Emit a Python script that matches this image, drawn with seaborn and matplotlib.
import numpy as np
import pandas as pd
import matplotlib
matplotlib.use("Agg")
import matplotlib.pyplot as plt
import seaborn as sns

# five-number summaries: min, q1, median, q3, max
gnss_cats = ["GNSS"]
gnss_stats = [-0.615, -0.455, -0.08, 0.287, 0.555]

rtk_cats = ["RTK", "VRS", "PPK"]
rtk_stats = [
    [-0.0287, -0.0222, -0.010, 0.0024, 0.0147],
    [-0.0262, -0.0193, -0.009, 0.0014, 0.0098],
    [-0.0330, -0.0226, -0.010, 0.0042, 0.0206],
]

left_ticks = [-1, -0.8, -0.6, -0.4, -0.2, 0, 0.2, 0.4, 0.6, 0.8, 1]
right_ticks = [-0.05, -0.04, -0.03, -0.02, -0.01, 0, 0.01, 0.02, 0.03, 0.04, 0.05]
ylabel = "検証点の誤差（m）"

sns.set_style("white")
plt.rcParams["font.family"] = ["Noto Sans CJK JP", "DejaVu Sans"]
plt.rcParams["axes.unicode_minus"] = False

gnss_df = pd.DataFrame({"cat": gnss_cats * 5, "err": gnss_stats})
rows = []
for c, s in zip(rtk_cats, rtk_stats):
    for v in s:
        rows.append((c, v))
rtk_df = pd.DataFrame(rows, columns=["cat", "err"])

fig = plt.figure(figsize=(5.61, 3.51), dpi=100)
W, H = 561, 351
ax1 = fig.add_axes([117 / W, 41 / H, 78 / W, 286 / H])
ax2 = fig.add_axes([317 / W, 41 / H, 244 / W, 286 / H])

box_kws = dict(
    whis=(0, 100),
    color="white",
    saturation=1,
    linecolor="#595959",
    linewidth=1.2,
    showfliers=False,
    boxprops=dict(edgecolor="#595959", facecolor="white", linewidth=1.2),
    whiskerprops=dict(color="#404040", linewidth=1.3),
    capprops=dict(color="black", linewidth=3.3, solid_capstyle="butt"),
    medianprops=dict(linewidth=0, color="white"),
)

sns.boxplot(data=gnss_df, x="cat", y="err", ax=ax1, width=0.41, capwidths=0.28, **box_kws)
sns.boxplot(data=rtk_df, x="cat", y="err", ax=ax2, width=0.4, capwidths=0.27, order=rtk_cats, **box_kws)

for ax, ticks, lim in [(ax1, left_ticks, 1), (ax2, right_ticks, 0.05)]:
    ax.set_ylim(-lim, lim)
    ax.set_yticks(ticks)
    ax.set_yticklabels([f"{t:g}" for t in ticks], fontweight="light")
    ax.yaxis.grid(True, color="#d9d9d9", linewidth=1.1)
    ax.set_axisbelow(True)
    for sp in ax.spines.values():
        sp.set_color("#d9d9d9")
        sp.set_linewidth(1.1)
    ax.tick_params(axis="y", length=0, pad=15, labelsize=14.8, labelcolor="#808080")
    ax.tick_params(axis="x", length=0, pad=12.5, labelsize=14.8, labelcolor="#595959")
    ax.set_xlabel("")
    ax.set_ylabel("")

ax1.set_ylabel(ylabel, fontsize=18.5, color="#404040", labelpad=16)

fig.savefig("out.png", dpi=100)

## What the task asks
All the data must be duplicated exactly, with nothing added or removed.

## Task answer
Emit a Python script that matches this image, drawn with seaborn and matplotlib.
import numpy as np
import pandas as pd
import matplotlib
matplotlib.use("Agg")
import matplotlib.pyplot as plt
import seaborn as sns

# five-number summaries: min, q1, median, q3, max
gnss_cats = ["GNSS"]
gnss_stats = [-0.615, -0.455, -0.08, 0.287, 0.555]

rtk_cats = ["RTK", "VRS", "PPK"]
rtk_stats = [
    [-0.0287, -0.0222, -0.010, 0.0024, 0.0147],
    [-0.0262, -0.0193, -0.009, 0.0014, 0.0098],
    [-0.0330, -0.0226, -0.010, 0.0042, 0.0206],
]

left_ticks = [-1, -0.8, -0.6, -0.4, -0.2, 0, 0.2, 0.4, 0.6, 0.8, 1]
right_ticks = [-0.05, -0.04, -0.03, -0.02, -0.01, 0, 0.01, 0.02, 0.03, 0.04, 0.05]
ylabel = "検証点の誤差（m）"

sns.set_style("white")
plt.rcParams["font.family"] = ["Noto Sans CJK JP", "DejaVu Sans"]
plt.rcParams["axes.unicode_minus"] = False

gnss_df = pd.DataFrame({"cat": gnss_cats * 5, "err": gnss_stats})
rows = []
for c, s in zip(rtk_cats, rtk_stats):
    for v in s:
        rows.append((c, v))
rtk_df = pd.DataFrame(rows, columns=["cat", "err"])

fig = plt.figure(figsize=(5.61, 3.51), dpi=100)
W, H = 561, 351
ax1 = fig.add_axes([117 / W, 41 / H, 78 / W, 286 / H])
ax2 = fig.add_axes([317 / W, 41 / H, 244 / W, 286 / H])

box_kws = dict(
    whis=(0, 100),
    color="white",
    saturation=1,
    linecolor="#595959",
    linewidth=1.2,
    showfliers=False,
    boxprops=dict(edgecolor="#595959", facecolor="white", linewidth=1.2),
    whiskerprops=dict(color="#404040", linewidth=1.3),
    capprops=dict(color="black", linewidth=3.3, solid_capstyle="butt"),
    medianprops=dict(linewidth=0, color="white"),
)

sns.boxplot(data=gnss_df, x="cat", y="err", ax=ax1, width=0.41, capwidths=0.28, **box_kws)
sns.boxplot(data=rtk_df, x="cat", y="err", ax=ax2, width=0.4, capwidths=0.27, order=rtk_cats, **box_kws)

for ax, ticks, lim in [(ax1, left_ticks, 1), (ax2, right_ticks, 0.05)]:
    ax.set_ylim(-lim, lim)
    ax.set_yticks(ticks)
    ax.set_yticklabels([f"{t:g}" for t in ticks], fontweight="light")
    ax.yaxis.grid(True, color="#d9d9d9", linewidth=1.1)
    ax.set_axisbelow(True)
    for sp in ax.spines.values():
        sp.set_color("#d9d9d9")
        sp.set_linewidth(1.1)
    ax.tick_params(axis="y", length=0, pad=15, labelsize=14.8, labelcolor="#808080")
    ax.tick_params(axis="x", length=0, pad=12.5, labelsize=14.8, labelcolor="#595959")
    ax.set_xlabel("")
    ax.set_ylabel("")

ax1.set_ylabel(ylabel, fontsize=18.5, color="#404040", labelpad=16)

fig.savefig("out.png", dpi=100)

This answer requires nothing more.